Rangkaian peringatan
diawali sholat hajat dilanjutkan dengan istighotsah
berjamaah. Nampak diantara jamaah yang hadir Kepala Kesbangpol Linmas
Kebumen Nurtakwa Setyabudi, Camat Suis Idawati yang diiringi Kasie Trantib
Kecamatan Buluspesantren. Peringatan 7 tahun “Tragedi Urutsewu” juga banyak
diikuti petani dan warga tetangga lain desa yang berdatangan dari Kecamatan
Ambal dan Mirit.
Ketua FPPKS
(Forum Paguyuban Petani Kebumen Selatan) Seniman Marto Dikromo juga datang dan
melantunkan puisi “Kidung Pesisiran” diiring pupuh tembang mocopat dan
gambuh di sela musik tradisional yang
dimainkan petani warga Desa Wiromartan Mirit; sebuah desa di ujung timur
Urutsewu yang juga pernah mengalami kekerasan lainnya yang dilakukan tentara
hingga melukai Kades Sunu dan beberapa warganya.
Lantunan “Kidung
Pesisiran” seakan menggugah kembali ingatan petani dari suasana keseharian dan
menghadapkan pada dua situasi yang menuntut perjuangan antara hidup sebagai
pejuang ketahanan pangan dan pejuang hak pemilikan lahan.
Dari kiri ke kanan: Seniman 9Ketua FPPKS), Teguh Purnomo (Koordinator TAPUK), Suri Supangat (Kades Setrojenar) [Foto: teguh P]
Keadilan yang Terluka
Beberapa dari 14
korban kekerasan militer, 6 diantaranya ditembak dan kesemuanya harus rawat
inap di RSU kala itu; juga saling bertemu dan tak bisa mengelak dari suasana yang
mengharu. Mustofa, 71, petani yang saat tragedi berusia 64 tahun dan diserang 6
tentara hingga pingsan di lokasi; nampak merah kusut dan basah matanya di usia
yang menua.
Paryono, ketua
panitia yang memprakarsai peringatan ini mengingatkan betapa timpangnya
keadilan diterapkan. Faktanya, 6 petani rekannya telah menjalani hukuman atas
sangkaan perusakan fasilitas Dislitbang. Tetapi hingga hari ini, tentara yang melakukan
kekerasan dan perusakan 12 sepeda motor warga tak tersentuh hukum.
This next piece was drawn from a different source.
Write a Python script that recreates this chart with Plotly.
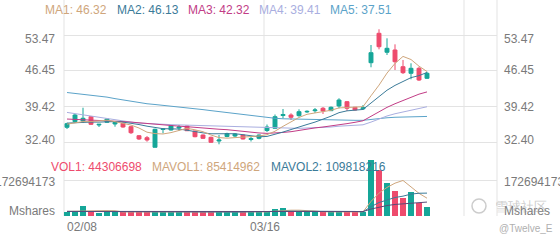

Bahkan ke 12
sepeda motor milik warga yang rusak permanen dan disita tanpa keterangan, tak
jelas keberadaan dan penanganannya hingga hari ini.
Ketua Tim Advokasi
Petani Urutsewu Kebumen (TAPUK), Teguh Purnomo yang juga hadir menyebut
kejadian ini sebagai merugikan petani.
“Kasus konflik agraria seperti ini tak hanya terjadi di Urutsewu saja”, terangnya sambil menjelaskan kasus serupa sebagaimana terjadi di Temon Kulonprogo atas petani yang menolak pembangunan bandara. Ia melihat di setiap relasi konflik seperti ini, termasuk di Kedungombo; masyarakat kecil seperti petani selalu rentan pada posisi korban atau bahkan dikriminalkan.
“Perlu komitmen bersama semua pihak. Selama ini pemerintah masih abai terhadap penyelesaian konflik pertanahan”, terangnya.
Tak kurang, koordinator
Urutsewu Bersatu (USB) Widodo Sunu Nugroho lebih menyoroti perkembangan konflik
paska tragedi 16 April 2011, dimana pada kenyataannya TNI-AD malah memaksakan proyek
pemagaran pesisir sepanjang 22,5 Km yang mencakup 15 desa di 3 kecamatan yang
ada.
“Sebenarnya ketika TNI-AD memaksakan pemagaran itu jelas melanggar hukum”, tegas Sunu yang kini menjabat Kades Wiromartan itu.
Masih dalam
perkembangan konflik yang sama, Kades Sunu ini pernah mengiring warganya yang
menolak pemagaran lahan pertanian milik petani yang diterjang pembangunan
pagar. Tetapi bukannya mendapat penjelasan TNI-AD, Sunu dan beberapa warganya
malah dipukul tentara hingga pingsan dan terluka.
“Padahal, jelas petani Urutsewu memiliki bukti pemilikan tanahnya”, pungkasnya.